#GC2022 is accepting submissions - 25d 27h 05m 44s
Semonkong is a small town in rural Lesotho, whose residents are predominantly reliant on subsistence agriculture. Currently, a school of up to 400 pupils and 7 grade levels is occupying a single space, borrowed from a church. A local community group has resolved to build a new school, is raising money (with some outside assistance), and has committed to undertake a self-built project to gain adequate space, assembly space, and play spaces for the students.
The push for ‘modernization’ in small communities like Semonkong is quite strong. The School’s design seeks to take vernacular construction sensibilities that are culturally embedded in the place, and refine them in order to allow them to be seen as relevant to today’s contemporary society, thereby preserving a cultural identity without sacrificing the community’s desire to be making economic and developmental progress.
The project is indirectly linked to the Semonkong Hospital Project, led by a non-profit organization which has been active in Semonkong for 9 years (see external link below). A participatory process with the Semonkong community is underway for that project, which is assisting in developing an impact strategy to manage the decision-making for economic, environmental, and community empowerment aspects of the project. The project intends to recruit a construction team from within the community to the extent possible, providing upskilling initiatives such as tradecraft development, entrepreneurial incubation, veterinary support and agricultural improvements. As part of the upskilling processes specific to construction, the project envisions a series of smaller-scale pilot projects as testing grounds for the tradecraft training, standards improvement and, potentially, the basis for formation of a leadership team of construction workers.

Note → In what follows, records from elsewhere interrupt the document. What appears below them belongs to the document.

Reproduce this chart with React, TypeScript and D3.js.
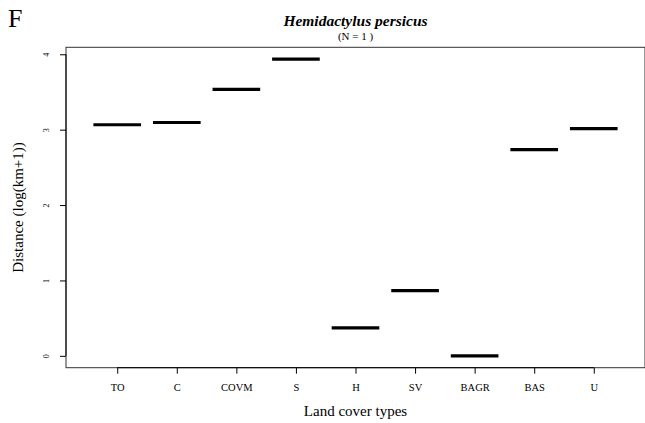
import React, { useEffect, useRef } from "react";
import * as d3 from "d3";

// Land cover categories and per-category distance (log(km+1)), N = 1
const categories = ["TO", "C", "COVM", "S", "H", "SV", "BAGR", "BAS", "U"];
const distances = [3.065, 3.095, 3.535, 3.935, 0.372, 0.864, 0.0, 2.735, 3.015];
const yTicks = [0, 1, 2, 3, 4];

const DistanceChart: React.FC = () => {
  const chartRef = useRef<SVGSVGElement>(null);

  useEffect(() => {
    if (!chartRef.current) return;
    const svg = d3.select(chartRef.current);
    svg.selectAll("*").remove();

    const width = 645;
    const height = 423;
    const plot = { left: 66, right: 645, top: 47.3, bottom: 367.7 };
    const font = "'Liberation Serif', 'Times New Roman', serif";

    // R-style axis extension (4% each side)
    const n = categories.length;
    const xPad = n * 0.04;
    const x = d3
      .scaleLinear()
      .domain([0.5 - xPad, n + 0.5 + xPad])
      .range([plot.left, plot.right]);

    const yMax = d3.max(distances) || 0;
    const yMin = d3.min(distances) || 0;
    const yPad = (yMax - yMin) * 0.04;
    const y = d3
      .scaleLinear()
      .domain([yMin - yPad, yMax + yPad])
      .range([plot.bottom, plot.top]);

    svg.attr("width", width).attr("height", height);
    svg.append("rect").attr("width", width).attr("height", height).attr("fill", "#fff");

    // Frame
    svg
      .append("rect")
      .attr("x", plot.left)
      .attr("y", plot.top)
      .attr("width", plot.right - plot.left)
      .attr("height", plot.bottom - plot.top)
      .attr("fill", "none")
      .attr("stroke", "#333")
      .attr("stroke-width", 1);

    // Y axis
    const yAxis = svg
      .append("g")
      .attr("transform", `translate(${plot.left},0)`)
      .call(
        d3
          .axisLeft(y)
          .tickValues(yTicks)
          .tickSize(6)
          .tickSizeOuter(0)
          .tickPadding(10)
          .tickFormat(d3.format("d"))
      );
    yAxis.select(".domain").remove();
    yAxis
      .append("line")
      .attr("y1", y(yTicks[0]))
      .attr("y2", y(yTicks[yTicks.length - 1]))
      .attr("stroke", "#000");
    yAxis.selectAll(".tick line").attr("stroke", "#000");
    yAxis
      .selectAll<SVGTextElement, number>(".tick text")
      .attr("x", null)
      .attr("text-anchor", "middle")
      .attr("transform", "translate(-20,0) rotate(-90)")
      .attr("dy", "0.35em")
      .style("font-family", font)
      .style("font-size", "8px")
      .style("fill", "#000");

    // X axis
    const xAxis = svg
      .append("g")
      .attr("transform", `translate(0,${plot.bottom})`)
      .call(
        d3
          .axisBottom(x)
          .tickValues(d3.range(1, n + 1))
          .tickSize(6)
          .tickSizeOuter(0)
          .tickPadding(10)
          .tickFormat((d) => categories[(d as number) - 1])
      );
    xAxis.select(".domain").remove();
    xAxis
      .append("line")
      .attr("x1", x(1))
      .attr("x2", x(n))
      .attr("stroke", "#000");
    xAxis.selectAll(".tick line").attr("stroke", "#000");
    xAxis
      .selectAll(".tick text")
      .style("font-family", font)
      .style("font-size", "10.5px")
      .style("fill", "#000");

    // Single-observation boxplots: median lines
    svg
      .selectAll(".median")
      .data(distances)
      .enter()
      .append("line")
      .attr("class", "median")
      .attr("x1", (_, i) => x(i + 1 - 0.4))
      .attr("x2", (_, i) => x(i + 1 + 0.4))
      .attr("y1", (d) => y(d))
      .attr("y2", (d) => y(d))
      .attr("stroke", "#000")
      .attr("stroke-width", 3.2);

    // Titles
    const cx = (plot.left + plot.right) / 2;
    svg
      .append("text")
      .attr("x", cx)
      .attr("y", 26)
      .attr("text-anchor", "middle")
      .style("font-family", font)
      .style("font-size", "15.5px")
      .style("font-weight", "bold")
      .style("font-style", "italic")
      .text("Hemidactylus persicus");
    svg
      .append("text")
      .attr("x", cx)
      .attr("y", 40)
      .attr("text-anchor", "middle")
      .style("font-family", font)
      .style("font-size", "11px")
      .text("(N = 1 )");

    svg
      .append("text")
      .attr("x", cx)
      .attr("y", 416)
      .attr("text-anchor", "middle")
      .style("font-family", font)
      .style("font-size", "15px")
      .text("Land cover types");

    svg
      .append("text")
      .attr("transform", `translate(23,${(plot.top + plot.bottom) / 2}) rotate(-90)`)
      .attr("text-anchor", "middle")
      .style("font-family", font)
      .style("font-size", "15px")
      .text("Distance (log(km+1))");

    // Panel letter
    svg
      .append("text")
      .attr("x", 8)
      .attr("y", 27)
      .style("font-family", font)
      .style("font-size", "26px")
      .text("F");
  }, []);

  return <svg ref={chartRef} style={{ position: "fixed", top: 0, left: 0, display: "block" }}></svg>;
};

export default function App() {
  return <DistanceChart />;
}
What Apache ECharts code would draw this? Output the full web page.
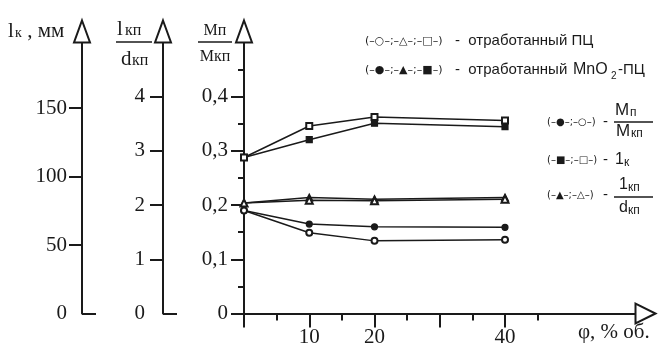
<!DOCTYPE html>
<html>
<head>
<meta charset="utf-8">
<script src="https://cdn.jsdelivr.net/npm/echarts@6/dist/echarts.min.js"></script>
<style>
  html, body { margin: 0; padding: 0; background: #fff; }
  #chart { width: 658px; height: 349px; }
</style>
</head>
<body>
<div id="chart"></div>
<script>
// φ, % об.
const phi = [0, 10, 20, 40];
// lк, мм
const lkSpent = [114, 137, 143.5, 141];
const lkMnO2 = [114, 127, 139, 136.5];
// lкп / dкп
const ldSpent = [2.04, 2.09, 2.08, 2.11];
const ldMnO2 = [2.04, 2.14, 2.11, 2.14];
// Mп / Mкп
const mSpent = [0.19, 0.149, 0.134, 0.136];
const mMnO2 = [0.19, 0.165, 0.160, 0.159];

// подписи и штрихи осей
const xLabels = [10, 20, 40];
const xMajor = [0, 10, 20, 30, 40];
const xMinor = [5, 15, 25, 35, 45];
const mLabels = [0, 0.1, 0.2, 0.3, 0.4];
const mMinor = [0.05, 0.15, 0.25, 0.35, 0.45];
const ldLabels = [0, 1, 2, 3, 4];
const ldTicks = [1, 2, 3, 4];
const lkLabels = [0, 50, 100, 150];
const lkTicks = [50, 100, 150];

const ink = '#1a1a1a';
const serif = '"Liberation Serif", "DejaVu Serif", serif';
const sans = '"Liberation Sans", Arial, sans-serif';
const symFont = '"DejaVu Sans", sans-serif';

function pair(ys) {
  return phi.map((x, i) => [x, ys[i]]);
}

const arrowY = {
  show: true,
  onZero: false,
  lineStyle: { color: ink, width: 2 },
  symbol: ['none', 'emptyTriangle'],
  symbolSize: [16, 22],
  symbolOffset: [0, 11]
};

function mainAxis(offset, max, ticks, labels, margin, fmt) {
  return {
    type: 'value', position: 'left', offset: offset, min: 0, max: max,
    axisLine: arrowY,
    axisTick: { show: true, customValues: ticks, length: 13, lineStyle: { color: ink, width: 2 } },
    axisLabel: {
      customValues: labels, margin: margin, color: ink,
      fontFamily: serif, fontSize: 21, formatter: fmt
    },
    splitLine: { show: false }
  };
}

function tickAxis(offset, max, ticks, len, inside) {
  return {
    type: 'value', position: 'left', offset: offset, min: 0, max: max,
    axisLine: { show: false, onZero: false },
    axisTick: { show: true, inside: inside, customValues: ticks, length: len, lineStyle: { color: ink, width: 2 } },
    axisLabel: { show: false },
    splitLine: { show: false }
  };
}

function lineSeries(yIdx, data, symbol, size) {
  return {
    type: 'line', xAxisIndex: 0, yAxisIndex: yIdx, data: pair(data),
    symbol: symbol, symbolSize: size,
    itemStyle: { color: ink, borderColor: ink, borderWidth: 1.2 },
    lineStyle: { color: ink, width: 1.5 },
    z: symbol.indexOf('empty') === 0 ? 4 : 3
  };
}

function txt(x, y, text, font, align) {
  return {
    type: 'text', x: x, y: y,
    style: { text: text, font: font, fill: ink, align: align || 'left', verticalAlign: 'middle' }
  };
}

function bar(x1, x2, y) {
  return { type: 'line', shape: { x1: x1, y1: y, x2: x2, y2: y }, style: { stroke: ink, lineWidth: 1.5 } };
}

const chart = echarts.init(document.getElementById('chart'));

chart.setOption({
  animation: false,
  backgroundColor: '#fff',
  grid: { left: 244, right: 22.5, top: 42.5, bottom: 35.5, containLabel: false },
  xAxis: [
    {
      type: 'value', position: 'bottom', min: 0, max: 60,
      axisLine: {
        show: true, onZero: false,
        lineStyle: { color: ink, width: 2 },
        symbol: ['none', 'emptyTriangle'],
        symbolSize: [20, 20],
        symbolOffset: [0, 10]
      },
      axisTick: { show: true, customValues: xMajor, length: 14, lineStyle: { color: ink, width: 2 } },
      axisLabel: { customValues: xLabels, margin: 13, color: ink, fontFamily: serif, fontSize: 21 },
      splitLine: { show: false }
    },
    {
      type: 'value', position: 'bottom', min: 0, max: 60,
      axisLine: { show: false, onZero: false },
      axisTick: { show: true, customValues: xMinor, length: 7, lineStyle: { color: ink, width: 2 } },
      axisLabel: { show: false },
      splitLine: { show: false }
    }
  ],
  yAxis: [
    mainAxis(0, 0.5, mLabels, mLabels, 16, v => String(v).replace('.', ',')),
    tickAxis(0, 0.5, mMinor, 6, false),
    mainAxis(81, 5, ldTicks, ldLabels, 18),
    tickAxis(81, 5, [0], 14, true),
    mainAxis(162, 198, lkTicks, lkLabels, 15),
    tickAxis(162, 198, [0], 14, true)
  ],
  series: [
    lineSeries(4, lkMnO2, 'rect', 6),
    lineSeries(4, lkSpent, 'emptyRect', 6),
    lineSeries(2, ldMnO2, 'triangle', 7),
    lineSeries(2, ldSpent, 'emptyTriangle', 7),
    lineSeries(0, mMnO2, 'circle', 6),
    lineSeries(0, mSpent, 'emptyCircle', 6)
  ],
  graphic: [
    // заголовки осей
    txt(8, 31, 'l', '21px ' + serif),
    txt(15, 33, 'к', '14px ' + serif),
    txt(22, 31, ' , мм', '21px ' + serif),

    txt(117, 29, 'l', '21px ' + serif),
    txt(125, 31, 'кп', '16px ' + serif),
    bar(116, 152, 42),
    txt(121, 59, 'd', '21px ' + serif),
    txt(132, 61, 'кп', '16px ' + serif),

    txt(215, 31, 'Mп', '16px ' + serif, 'center'),
    bar(198, 232, 42),
    txt(215, 57, 'Mкп', '16px ' + serif, 'center'),

    txt(578, 332, 'φ, % об.', '21px ' + serif),

    // легенда сверху
    txt(365, 41, '(–○–;–△–;–□–)', '11px ' + symFont),
    txt(455, 41, '-  отработанный ПЦ', '15px ' + sans),
    txt(365, 70, '(–●–;–▲–;–■–)', '11px ' + symFont),
    txt(455, 70, '-  отработанный', '15px ' + sans),
    txt(573, 70, 'MnO', '16px ' + sans),
    txt(611, 76, '2', '10px ' + sans),
    txt(618, 70, '-ПЦ', '15px ' + sans),

    // легенда справа
    txt(547, 122, '(–●–;–○–)', '10px ' + symFont),
    txt(603, 122, '-', '15px ' + sans),
    txt(615, 110, 'M', '17px ' + sans),
    txt(630, 113, 'п', '12px ' + sans),
    bar(614, 653, 122),
    txt(616, 131, 'M', '17px ' + sans),
    txt(631, 134, 'кп', '12px ' + sans),

    txt(547, 160, '(–■–;–□–)', '10px ' + symFont),
    txt(603, 160, '-', '15px ' + sans),
    txt(615, 160, '1', '16px ' + sans),
    txt(624, 163, 'к', '12px ' + sans),

    txt(547, 195, '(–▲–;–△–)', '10px ' + symFont),
    txt(603, 195, '-', '15px ' + sans),
    txt(619, 185, '1', '16px ' + sans),
    txt(628, 188, 'кп', '12px ' + sans),
    bar(614, 653, 197),
    txt(619, 208, 'd', '16px ' + sans),
    txt(628, 211, 'кп', '12px ' + sans)
  ]
});
</script>
</body>
</html>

Bantu Design and Research operates under the premise that architecture, urbanism, and built environment policy may become a way of addressing the myriad needs associated with economic, environmental, and infrastructural development in resource-limited areas. It was formed in 2014 in Johannesburg by Garret Gantner and Costanza La Mantia, who together have over two decades of international practice experience, much of it across the African continent. Bantu was the recipient of an Acknowledgement Prize at the 2014 Holcim Foundation for Sustainable Construction (Africa & Middle East) for it’s collaborative project “Co-op Capacity Building: Community Farming and Market Hub” in Kigali, Rwanda.
The Semonkong Community School is being supported by Francois Snyman, who lives in Semonkong and is managing work in the field, and by the community group that has organized the project.